I wrote here about a Washington Post story by Philip Rucker regarding whether President Trump will fire Robert Mueller. I found the Rucker’s piece intellectually dishonest because he never identified the main argument being advanced by those who advocate firing Mueller — namely a possible conflict of interest due to Mueller’s close relationship with James Comey, who likely would be the key witness in any case of “obstruction of justice” and might even become a target of the investigation due to his leaking.

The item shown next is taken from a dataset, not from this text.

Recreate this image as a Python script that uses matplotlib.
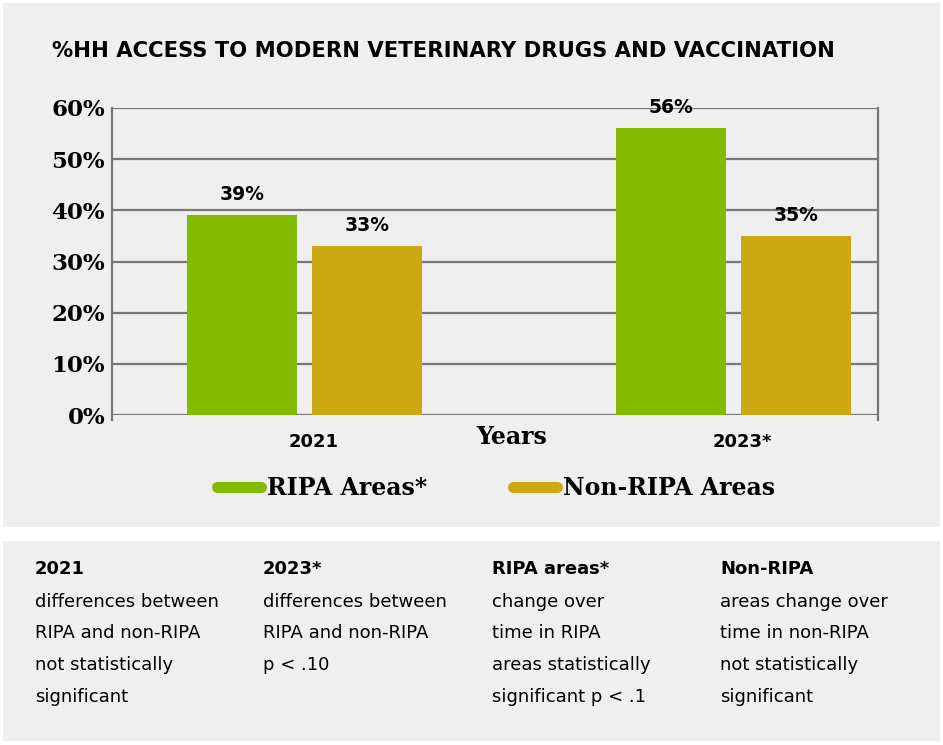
import matplotlib.pyplot as plt
from matplotlib.patches import Rectangle
from matplotlib.lines import Line2D

# values
years = ["2021", "2023*"]
ripa = [39, 56]
non_ripa = [33, 35]
series_names = ["RIPA Areas*", "Non-RIPA Areas"]
colors = ["#84BB00", "#CCA812"]
yticks = [0, 10, 20, 30, 40, 50, 60]

notes_head = ["2021", "2023*", "RIPA areas*", "Non-RIPA"]
notes_body = [
    ["differences between", "RIPA and non-RIPA", "not statistically", "significant"],
    ["differences between", "RIPA and non-RIPA", "p < .10"],
    ["change over", "time in RIPA", "areas statistically", "significant p < .1"],
    ["areas change over", "time in non-RIPA", "not statistically", "significant"],
]

W, H = 943, 745
fig = plt.figure(figsize=(W / 100, H / 100), dpi=100, facecolor="white")

def fx(px):
    return px / W

def fy(py):
    return 1 - py / H

# background panels
fig.patches.append(Rectangle((fx(3), fy(527)), fx(937), 524 / H, transform=fig.transFigure,
                             facecolor="#efefef", edgecolor="none", zorder=-10))
fig.patches.append(Rectangle((fx(3), fy(741)), fx(937), 200 / H, transform=fig.transFigure,
                             facecolor="#efefef", edgecolor="none", zorder=-10))

ax = fig.add_axes([fx(112), fy(415), 766 / W, 307 / H])
ax.set_facecolor("none")
ax.set_zorder(1)

x = [0, 1]
w = 0.256
off = 0.1457
b1 = ax.bar([i - off for i in x], ripa, w, color=colors[0], zorder=3)
b2 = ax.bar([i + off for i in x], non_ripa, w, color=colors[1], zorder=3)

for bars, vals in [(b1, ripa), (b2, non_ripa)]:
    for rect, v in zip(bars, vals):
        ax.text(rect.get_x() + rect.get_width() / 2, v + 2.2, f"{v}%", ha="center", va="bottom",
                fontsize=13.5, fontweight="bold", family="DejaVu Sans", zorder=4)

serif = "DejaVu Serif"
ax.set_xlim(-0.449, 1.337)
ax.set_ylim(0, 60)
ax.set_yticks(yticks)
ax.set_yticklabels([f"{t}%" for t in yticks], fontsize=16.5, fontweight="bold", family=serif)
ax.set_xticks([i + 0.02 for i in x])
ax.set_xticklabels(years, fontsize=13, fontweight="bold", family="DejaVu Sans")
ax.tick_params(axis="both", length=0)
ax.tick_params(axis="y", pad=5)
ax.tick_params(axis="x", pad=13)
ax.grid(axis="y", color="#777777", linewidth=1.6, zorder=1)
for s in ["top", "bottom"]:
    ax.spines[s].set_visible(False)
for s in ["left", "right"]:
    ax.spines[s].set_color("#777777")
    ax.spines[s].set_linewidth(1.6)
    ax.spines[s].set_bounds(-1, 60)

fig.text(fx(512), fy(437), "Years", ha="center", va="center", fontsize=17,
         fontweight="bold", family=serif)

fig.text(fx(52), fy(51), "%HH ACCESS TO MODERN VETERINARY DRUGS AND VACCINATION",
         ha="left", va="center", fontsize=15.2, fontweight="bold", family="DejaVu Sans")

# legend
handles = [Line2D([0], [0], color=c, linewidth=8, solid_capstyle="round") for c in colors]
fig.legend(handles, series_names, loc="center", bbox_to_anchor=(fx(496), fy(488)), ncol=2,
           frameon=False, handlelength=1.9, columnspacing=3.6, handletextpad=0.25,
           prop={"family": serif, "weight": "bold", "size": 17})

# notes below the chart
cols = [35, 263, 492, 720]
for cx, head, body in zip(cols, notes_head, notes_body):
    fig.text(fx(cx), fy(569), head, ha="left", va="center", fontsize=13,
             fontweight="bold", family="DejaVu Sans")
    for j, line in enumerate(body):
        fig.text(fx(cx), fy(602 + j * 31.5), line, ha="left", va="center", fontsize=13,
                 family="DejaVu Sans")

fig.savefig("out.png", dpi=100, facecolor="white")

Post columnist David Ignatius makes essentially the same omission in a column arguing that “firing Mueller would be disastrous.” Ignatius mentions the possibility of a conflict of interest, but dismisses it “because the Justice Department’s ethics office has already decided that Mueller doesn’t have a conflict resulting from his law firm’s representation of Trump family members.”
Ignatius is indulging in ignorance of what is stake. The conflict argument isn’t based on work performed by Mueller’s law firm. It’s based on Mueller’s personal relationship with Comey.
The Washington Post editorial page, where darkness has not quite descended, acknowledges this. It thereby highlights, albeit inadvertently, the intellectual dishonesty of Rucker and Iganatius.
Though the special counsel has a sterling reputation and broad bipartisan support, one charge is that he is friends with former FBI director James B. Comey, whom Mr. Trump unceremoniously sacked, which could color his views on the president and his circle. Another apparent concern is that Mr. Mueller hired staff who donated money to Democrats in the past.
We do not dismiss the concerns. Given the stakes, it is incumbent on Mr. Mueller to live up to his reputation and run a spotless investigation. He may, for example, insulate as much as possible any obstruction-of-justice probe from anyone who could be open to any kind of partisan attack.
I don’t see how Mueller could so “insulate” the obstruction probe, given his own closeness with Comey and the partisanship of his key advisers. But at least the Post’s editors are willing to engage the issue.
Rucker and Ignatius, by contrast, want to keep Post readers in the dark. Unfortunately, their approach seems prevalent at the Post these days.